Stress-strain curves are the best way to plot this relationship. Although strain is actually the dependent variable we're talking about here, for engineering purposes, it is typically conveyed along the abscissa for relative ease. The linear portion of the curve is considered the elastic region, where Hooke's Law pertains most fiercely (and members retain their original form after being subjected to loads). It is followed by the plastic region (the curvilinear portion) and ultimately the finite fracture limit where the member fails to retain any structural integrity.

The above chart shows the particular strengths of utmost importance. Such quantities like Young's Modulus, the yield strength, strain hardening, ultimate strength, and necking vary for different materials. Concrete and steel, for instance, vary widely in every one of these quantities.
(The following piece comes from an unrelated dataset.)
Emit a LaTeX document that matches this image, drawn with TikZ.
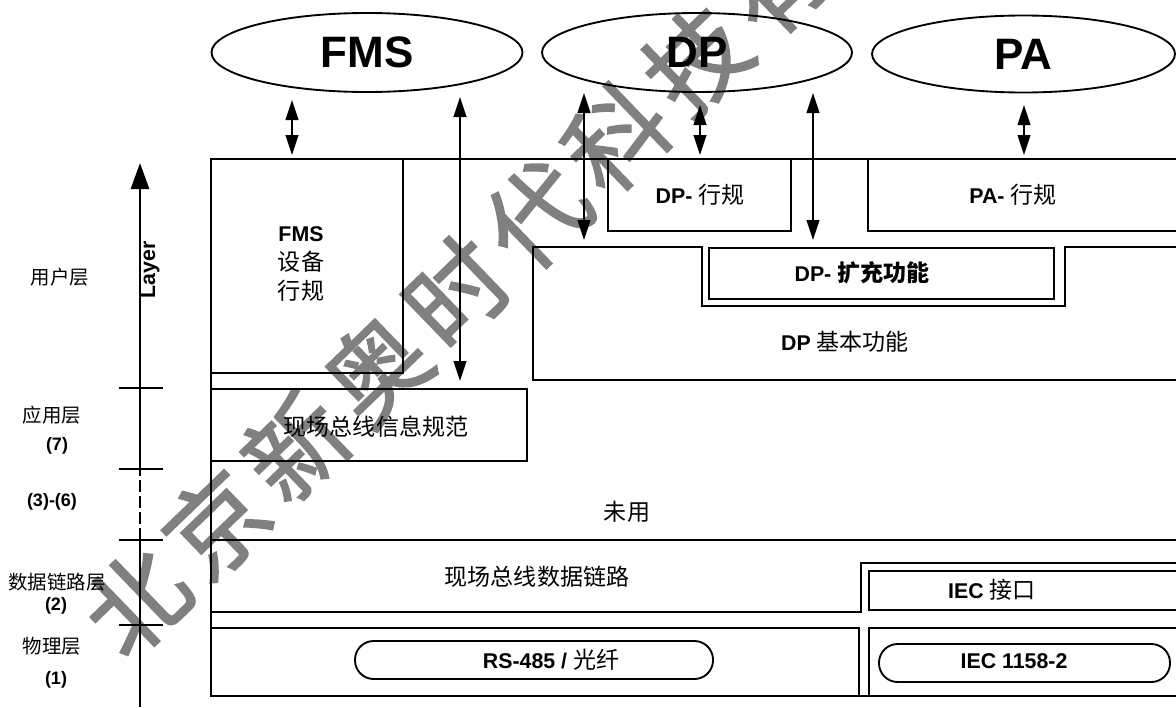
\documentclass[tikz,border=0pt]{standalone}
\usepackage{fontspec}
\setmainfont{Liberation Sans}
\newfontfamily\cjk[Scale=1.08]{Noto Sans CJK SC}
\newfontfamily\wmfont{Noto Sans CJK SC}
\newcommand{\zh}[1]{{\cjk #1}}
\newcommand{\wk}{\kern8.5pt}
\usetikzlibrary{arrows.meta,shapes.geometric}
\tikzset{
  frame/.style={draw=black, line width=1.4pt},
  ell/.style={ellipse, draw, line width=1.4pt, inner sep=0pt,
    font=\fontsize{33}{36}\selectfont\bfseries},
  txt/.style={inner sep=0pt, font=\fontsize{16}{20}\selectfont},
  lay/.style={inner sep=0pt, font=\fontsize{13.5}{16}\selectfont},
  pill/.style={draw, line width=1.4pt, rounded corners=14pt, inner sep=0pt},
  biarrow/.style={line width=1.4pt,
    {Triangle[length=15pt,width=9.5pt]}-{Triangle[length=15pt,width=9.5pt]}},
  tickline/.style={line width=1.4pt},
  axisline/.style={line width=2.2pt},
}
\begin{document}
\begin{tikzpicture}[x=0.75pt,y=-0.75pt]
\useasboundingbox (0,0) rectangle (1176,707);
\clip (0,0) rectangle (1176,707);

% watermark
\node[rotate=44, text=black!50, inner sep=0pt,
  font=\wmfont\fontsize{75}{75}\selectfont] (wm) at (456,292)
  {\special{pdf:literal direct 2 Tr 1.2 w}北\wk 京\wk 新\wk 奥\wk 时\wk 代\wk 科\wk 技\wk 有\special{pdf:literal direct 0 Tr}};

% ellipses
\node[ell, minimum width=233.25pt, minimum height=59.25pt] (fms) at (367,52.5) {FMS};
\node[ell, minimum width=232.5pt, minimum height=59.25pt] (dp) at (697,52.5) {DP};
\node[ell, minimum width=227.25pt, minimum height=57.75pt] (pa) at (1023.5,54) {PA};

% frame and boxes
\draw[frame] (1180,159) -- (211,159) -- (211,696) -- (1180,696);
\draw[frame] (211,159) rectangle (403,373);
\draw[frame] (211,389) rectangle (527,461);
\draw[frame] (608,159) rectangle (791,231);
\draw[frame] (868,159) rectangle (1180,231);
\draw[frame] (1180,247) -- (1065,247) -- (1065,306) -- (702,306) -- (702,247)
  -- (533,247) -- (533,380) -- (1180,380);
\draw[frame] (709,248) rectangle (1054,299);
\draw[frame] (211,540) -- (1180,540);
\draw[frame] (1180,563) -- (861,563) -- (861,612) -- (211,612);
\draw[frame] (869,571) rectangle (1180,610);
\draw[frame] (211,628) -- (859,628) -- (859,696);
\draw[frame] (1180,628) -- (869,628) -- (869,696);

\node[pill, minimum width=268.5pt, minimum height=28.5pt] (rs) at (534,660) {};
\node[pill, minimum width=218.25pt, minimum height=28.5pt] (iecp) at (1024.5,663) {};

% texts
\node[txt, align=center, font=\fontsize{16}{21.75}\selectfont] (fmsprof) at (301,264)
  {\textbf{FMS}\\\zh{设备}\\\zh{行规}};
\node[txt] (dpprof) at (700,195) {\textbf{DP-} \zh{行规}};
\node[txt] (paprof) at (1013,195) {\textbf{PA-} \zh{行规}};
\node[txt] (dpext) at (862,273) {\textbf{DP-} {\cjk\bfseries 扩充功能}};
\node[txt] (dpbase) at (845,342) {\textbf{DP} \zh{基本功能}};
\node[txt] (fmsspec) at (376,427) {\zh{现场总线信息规范}};
\node[txt] (unused) at (627,512) {\zh{未用}};
\node[txt] (fdl) at (537,577) {\zh{现场总线数据链路}};
\node[txt] (iecif) at (992,590) {\textbf{IEC} \zh{接口}};
\node[txt] (rstxt) at (551,660) {\textbf{RS-485 /} \zh{光纤}};
\node[txt] (iectxt) at (1014,661) {\textbf{IEC 1158-2}};

% arrows
\coordinate (a1t) at (292,100); \coordinate (a1b) at (292,155);
\coordinate (a2t) at (460,97);  \coordinate (a2b) at (460,381);
\coordinate (a3t) at (584,93);  \coordinate (a3b) at (584,240);
\coordinate (a4t) at (700,105); \coordinate (a4b) at (700,155);
\coordinate (a5t) at (813,93);  \coordinate (a5b) at (813,240);
\coordinate (a6t) at (1024,105); \coordinate (a6b) at (1024,155);
\draw[biarrow] (a1t) -- (a1b);
\draw[biarrow] (a2t) -- (a2b);
\draw[biarrow] (a3t) -- (a3b);
\draw[biarrow] (a4t) -- (a4b);
\draw[biarrow] (a5t) -- (a5b);
\draw[biarrow] (a6t) -- (a6b);

% axis
\coordinate (ax0) at (140,707);
\coordinate (ax1) at (140,540);
\coordinate (ax2) at (140,469);
\coordinate (axtop) at (140,163);
\draw[axisline] (ax0) -- (ax1);
\draw[axisline, dash pattern=on 9pt off 3pt] (ax1) -- (ax2);
\draw[axisline, -{Triangle[length=19.5pt,width=13.5pt]}] (ax2) -- (axtop);
\foreach \yy in {388,469,540,625} \draw[tickline] (119,\yy) -- (163,\yy);
\node[rotate=90, inner sep=0pt, font=\fontsize{16}{16}\selectfont\bfseries] (layer) at (150,270) {Layer};

% layer labels
\node[lay] (l1) at (60,277) {\zh{用户层}};
\node[lay] (l2) at (52,415) {\zh{应用层}};
\node[lay] (l2n) at (57,446) {\textbf{(7)}};
\node[lay] (l3) at (52,502) {\textbf{(3)-(6)}};
\node[lay] (l4) at (57,582) {\zh{数据链路层}};
\node[lay] (l4n) at (56,606) {\textbf{(2)}};
\node[lay] (l5) at (52,646) {\zh{物理层}};
\node[lay] (l5n) at (56,680) {\textbf{(1)}};
\end{tikzpicture}
\end{document}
And yet they both remain two of the most commonly used materials in construction. This is one fascinating example depicting the variety and versatility in modern day construction. Engineering properties can be worlds apart for our materials and manufactured products today, and yet still both be of great usage.
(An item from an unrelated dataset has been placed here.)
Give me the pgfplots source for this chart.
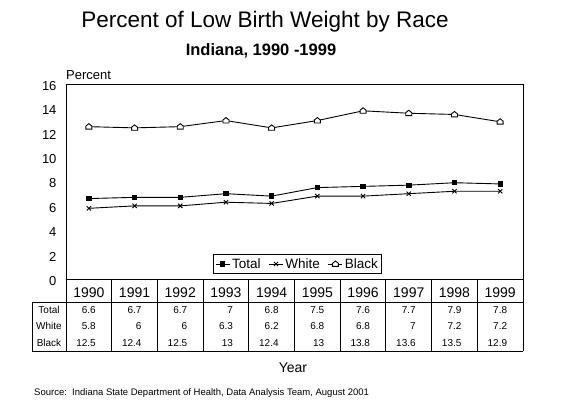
\documentclass[border=0pt]{standalone}
\usepackage{pgfplots}
\pgfplotsset{compat=1.18}
\usepackage{fontspec}
\setmainfont{Liberation Sans}
\pgfdeclareplotmark{house}{%
  \pgfpathmoveto{\pgfqpoint{-\pgfplotmarksize}{-0.8\pgfplotmarksize}}%
  \pgfpathlineto{\pgfqpoint{\pgfplotmarksize}{-0.8\pgfplotmarksize}}%
  \pgfpathlineto{\pgfqpoint{\pgfplotmarksize}{0.2\pgfplotmarksize}}%
  \pgfpathlineto{\pgfqpoint{0pt}{\pgfplotmarksize}}%
  \pgfpathlineto{\pgfqpoint{-\pgfplotmarksize}{0.2\pgfplotmarksize}}%
  \pgfpathclose
  \pgfusepathqfillstroke}
\begin{document}
\begin{tikzpicture}[x=1pt,y=1pt]
\fill[white] (0,0) rectangle (562,400);
\path[use as bounding box] (0,0) rectangle (562,400);
\node[font=\fontsize{22.5}{27}\selectfont] at (265,378) {Percent of Low Birth Weight by Race};
\node[font=\fontsize{16.5}{20}\selectfont\bfseries] at (261,349) {Indiana, 1990 -1999};
\node[font=\fontsize{13}{15}\selectfont, anchor=west, inner sep=0pt] at (66,325) {Percent};
\begin{axis}[
  at={(66pt,121pt)}, anchor=south west,
  width=457pt, height=195pt, scale only axis,
  xmin=0, xmax=10, ymin=0, ymax=16,
  xtick=\empty,
  ytick={0,2,...,16},
  major tick length=0pt,
  axis line style={line width=0.9pt},
  /pgf/number format/assume math mode=true,
  yticklabel style={font=\fontsize{13}{15}\selectfont, xshift=-6pt, yshift=-2pt},
  clip=false,
  legend style={at={(0.5066,0.077)}, anchor=center, draw=black, line width=0.8pt,
    font=\fontsize{13.5}{16}\selectfont, inner sep=1.5pt, row sep=0pt,
    /tikz/every even column/.append style={column sep=6pt}},
  legend columns=3,
  legend image code/.code={\draw[#1] (0pt,0pt) -- (14pt,0pt); \draw[#1, only marks] plot coordinates {(7pt,0pt)};},
  every axis plot/.append style={line width=0.9pt, black},
]
\addplot[mark=square*, mark size=2.2pt, mark options={solid}] coordinates {
 (0.5,6.6) (1.5,6.7) (2.5,6.7) (3.5,7) (4.5,6.8) (5.5,7.5) (6.5,7.6) (7.5,7.7) (8.5,7.9) (9.5,7.8)};
\addlegendentry{Total}
\addplot[mark=x, mark size=3pt, mark options={solid}] coordinates {
 (0.5,5.8) (1.5,6) (2.5,6) (3.5,6.3) (4.5,6.2) (5.5,6.8) (6.5,6.8) (7.5,7) (8.5,7.2) (9.5,7.2)};
\addlegendentry{White}
\addplot[mark=house, mark size=3pt, mark options={solid, fill=white}] coordinates {
 (0.5,12.5) (1.5,12.4) (2.5,12.5) (3.5,13) (4.5,12.4) (5.5,13) (6.5,13.8) (7.5,13.6) (8.5,13.5) (9.5,12.9)};
\addlegendentry{Black}
\end{axis}
% data table grid
\draw[line width=0.9pt] (32,98) -- (523,98);
\draw[line width=0.9pt] (32,49) -- (523,49);
\draw[line width=0.9pt] (32,98) -- (32,49);
\foreach \i in {0,...,10} {\draw[line width=0.9pt] ({66+45.7*\i},121) -- ({66+45.7*\i},49);}
\foreach \y [count=\i from 0] in {1990,1991,1992,1993,1994,1995,1996,1997,1998,1999}
  {\node[font=\fontsize{14}{16}\selectfont, inner sep=0pt] at ({66+45.7*\i+22.85},107) {\y};}
\node[font=\fontsize{10}{12}\selectfont, inner sep=0pt] at (49,90) {Total};
\node[font=\fontsize{10}{12}\selectfont, inner sep=0pt] at (49,74) {White};
\node[font=\fontsize{10}{12}\selectfont, inner sep=0pt] at (49,57) {Black};
\foreach \a/\b/\c [count=\i from 0] in {6.6/5.8/12.5,6.7/6/12.4,6.7/6/12.5,7/6.3/13,6.8/6.2/12.4,7.5/6.8/13,7.6/6.8/13.8,7.7/7/13.6,7.9/7.2/13.5,7.8/7.2/12.9}{
  \node[font=\fontsize{10}{12}\selectfont, inner sep=0pt, anchor=east] at ({66+45.7*\i+30},90) {\a};
  \node[font=\fontsize{10}{12}\selectfont, inner sep=0pt, anchor=east] at ({66+45.7*\i+30},74) {\b};
  \node[font=\fontsize{10}{12}\selectfont, inner sep=0pt, anchor=east] at ({66+45.7*\i+30},57) {\c};
}
\node[font=\fontsize{14}{17}\selectfont] at (293,32) {Year};
\node[font=\fontsize{9.5}{11}\selectfont, anchor=west, inner sep=0pt] at (34,7) {Source:~~Indiana State Department of Health, Data Analysis Team, August 2001};
\end{tikzpicture}
\end{document}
Four kinds of deformation: 1) Elastic, 2) Plastic and 3) Fatigue and 4) Failure

1. Elastic Deformation - The following is Hooke's Law. It pertains to elastic deformation:

Where σ is the applied stress, E is a material constant called Young's modulus, and ε is the resulting strain. This deformation is reversible and depends primarily on elastomers and shape memory in the construction materials used. Because of these stretching properties, engineers primarily calculate this region via the use of tensile tests (where a yield strength can quickly and methodically be obtained). At the yield strength, the element will follow the trajectory of the stress-strain curve and proceed into plastic deformation.

2. Plastic Deformation - Not reversible. But the element under stress will return to part of it's shape. Ductile metals, such as copper, silver and gold, will bend for an extended amount of time in the plastic range before failure, as will steel. But other elements, such as cast iron, will not. It all depends on the carbon content of a material and whether it the metallic bonds are enough to give way to internal stresses or are enough to hold firm. Carbon bonds stabilize a metallic element best with their versatility of valences.

Also of importance is the fact that the plastic region of a stress-strain curve has two portions: one, a strain hardening phase, where the material becomes stronger by a new movement of atoms to a stronger equilibrium state, and two, a necking region which holds off, but leads to the eventual failure of a member in structural loading. Necking usually results in a smaller cross-section in the member, which in turn results in the member stresses overcoming the internal axial stability of the member.

3. Fatigue - Happens most in ductile materials. Fatigue is the process of microscopic faults and molecular cracks compiling up over a period of time which eventually lead to the elimination of plastic deformation and results in fracture. An approximation of the number of deformations needed to result in fracture is somewhere between a thousand and a trillion depending on the structural members used. When compared to the short periods of impact loading in an earthquake, this concatenation of events truly conveys the power of the natural elements upon those built by man.

4. Fracture - Essentially, the breaking point in a structural member. All forces accumulate and overcome the internal forces of the beam, column, truss chord, etc. Fracture is, best put, the resultant death of a structure. Members should be either recycled or cast away after this point is attained as they are of no structural use.